**Short problem**
Nothing but the lines from the top of the data to the line holding "const W = 750, H" should be printed, word for word and both ends included; leave the pictures out.

**Material**
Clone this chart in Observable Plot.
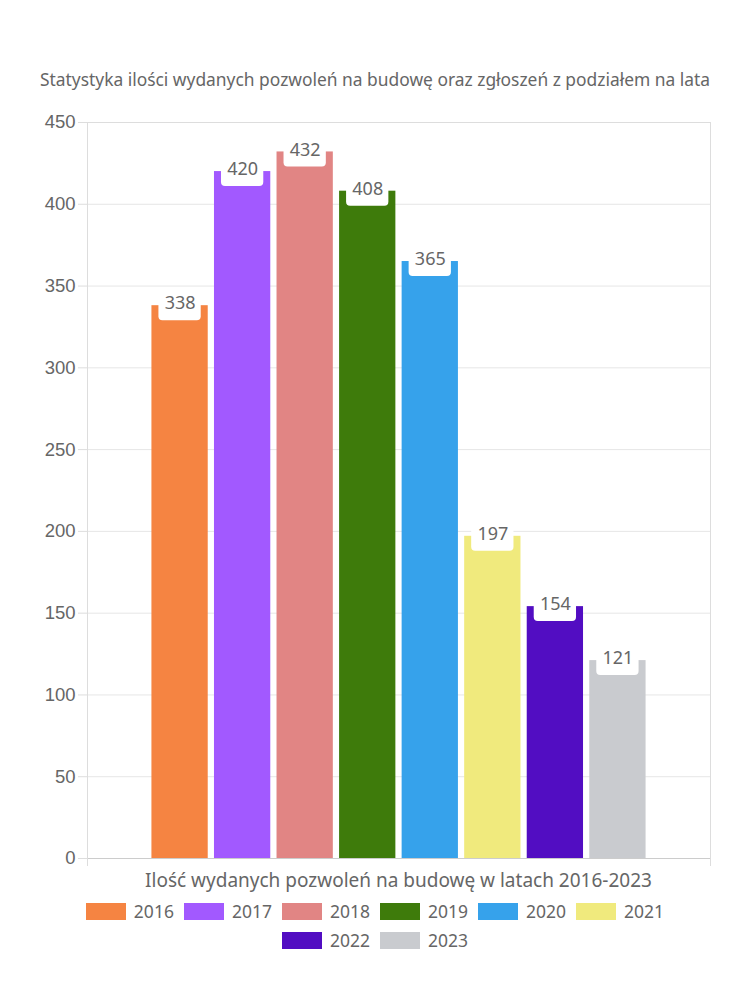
<!DOCTYPE html>
<html><head><meta charset="utf-8">
<script src="https://cdn.jsdelivr.net/npm/d3@7"></script>
<script src="https://cdn.jsdelivr.net/npm/@observablehq/plot@0.6"></script>
<style>
body{margin:0;background:#fff;}
#wrap{position:relative;width:750px;height:1000px;font-family:"Noto Sans",sans-serif;color:#666;}
#title{position:absolute;top:67px;left:0;width:750px;text-align:center;font-size:17.4px;padding-left:0;}
#chart{position:absolute;top:100px;left:0;}
#legend{position:absolute;top:902px;left:65px;width:620px;display:flex;flex-wrap:wrap;justify-content:center;row-gap:11px;}
.item{display:flex;align-items:center;margin:0 5px;font-size:17.5px;color:#666;height:18px;}
.sw{width:40px;height:17px;margin-right:8px;}
</style>
</head><body>
<div id="wrap">
<div id="title">Statystyka ilości wydanych pozwoleń na budowę oraz zgłoszeń z podziałem na lata</div>
<div id="chart"></div>
<div id="legend"></div>
</div>
<script>
const years = ["2016","2017","2018","2019","2020","2021","2022","2023"];
const permits = [338, 420, 432, 408, 365, 197, 154, 121];
const colors = ["#f58442","#a259ff","#e18584","#3e7b0b","#36a2eb","#f0ea7d","#520dc2","#c9cbcf"];
const yTicks = [0,50,100,150,200,250,300,350,400,450];
const xTitle = "Ilość wydanych pozwoleń na budowę w latach 2016-2023";

const data = years.map((y,i)=>({year:y, value:permits[i]}));

const W = 750, H = 800, mL = 87, mR = 40, mT = 22, mB = 42;

const edgeTicks = (index, scales, values, dims) => {
  const g = d3.create("svg:g");
  const yb = dims.height - dims.marginBottom;
  for (const x of [dims.marginLeft + 0.5, dims.width - dims.marginRight + 0.5]) {
    g.append("line").attr("x1", x).attr("x2", x).attr("y1", yb).attr("y2", yb + 8)
      .attr("stroke", "#ddd");
  }
  g.append("text").attr("x", (dims.marginLeft + dims.width - dims.marginRight)/2)
    .attr("y", yb + 29).attr("text-anchor","middle").attr("fill","#666")
    .attr("font-size", 19).attr("font-family","'Noto Sans',sans-serif").text(xTitle);
  return g.node();
};

const chart = Plot.plot({
  width: W, height: H,
  marginLeft: mL, marginRight: mR, marginTop: mT, marginBottom: mB,
  style: {fontFamily: "'Liberation Sans', sans-serif", background: "#fff"},
  x: {domain: years, paddingInner: 0.1, paddingOuter: 1.03, round: false, axis: null},
  y: {domain: [0, 450], ticks: yTicks},
  color: {domain: years, range: colors},
  marks: [
    Plot.ruleY(yTicks, {stroke: "#e6e6e6"}),
    Plot.frame({stroke: "#ddd"}),
    Plot.axisY(yTicks, {tickSize: 9, tickPadding: 3, stroke: "#ddd", fill: "#666", fontSize: 18.5, label: null, tickFormat: d => d}),
    Plot.barY(data, {x: "year", y: "value", fill: "year"}),
    Plot.ruleY([0], {stroke: "#ccc"}),
    Plot.barY(data, {x: "year", y1: "value", y2: "value", fill: "white", insetTop: -14, insetBottom: -15, insetLeft: 7, insetRight: 7, rx: 4}),
    Plot.text(data, {x: "year", y: "value", text: d => String(d.value), dy: -2, fill: "#666", fontSize: 18, fontFamily: "'Noto Sans', sans-serif"}),
    edgeTicks
  ]
});
document.getElementById("chart").appendChild(chart);

const leg = document.getElementById("legend");
years.forEach((y,i)=>{
  const it = document.createElement("div"); it.className = "item";
  const sw = document.createElement("div"); sw.className = "sw"; sw.style.background = colors[i];
  const t = document.createElement("span"); t.textContent = y;
  it.appendChild(sw); it.appendChild(t); leg.appendChild(it);
});
</script>
</body></html>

**Written reply**
Clone this chart in Observable Plot.
<!DOCTYPE html>
<html><head><meta charset="utf-8">
<script src="https://cdn.jsdelivr.net/npm/d3@7"></script>
<script src="https://cdn.jsdelivr.net/npm/@observablehq/plot@0.6"></script>
<style>
body{margin:0;background:#fff;}
#wrap{position:relative;width:750px;height:1000px;font-family:"Noto Sans",sans-serif;color:#666;}
#title{position:absolute;top:67px;left:0;width:750px;text-align:center;font-size:17.4px;padding-left:0;}
#chart{position:absolute;top:100px;left:0;}
#legend{position:absolute;top:902px;left:65px;width:620px;display:flex;flex-wrap:wrap;justify-content:center;row-gap:11px;}
.item{display:flex;align-items:center;margin:0 5px;font-size:17.5px;color:#666;height:18px;}
.sw{width:40px;height:17px;margin-right:8px;}
</style>
</head><body>
<div id="wrap">
<div id="title">Statystyka ilości wydanych pozwoleń na budowę oraz zgłoszeń z podziałem na lata</div>
<div id="chart"></div>
<div id="legend"></div>
</div>
<script>
const years = ["2016","2017","2018","2019","2020","2021","2022","2023"];
const permits = [338, 420, 432, 408, 365, 197, 154, 121];
const colors = ["#f58442","#a259ff","#e18584","#3e7b0b","#36a2eb","#f0ea7d","#520dc2","#c9cbcf"];
const yTicks = [0,50,100,150,200,250,300,350,400,450];
const xTitle = "Ilość wydanych pozwoleń na budowę w latach 2016-2023";

const data = years.map((y,i)=>({year:y, value:permits[i]}));

const W = 750, H = 800, mL = 87, mR = 40, mT = 22, mB = 42;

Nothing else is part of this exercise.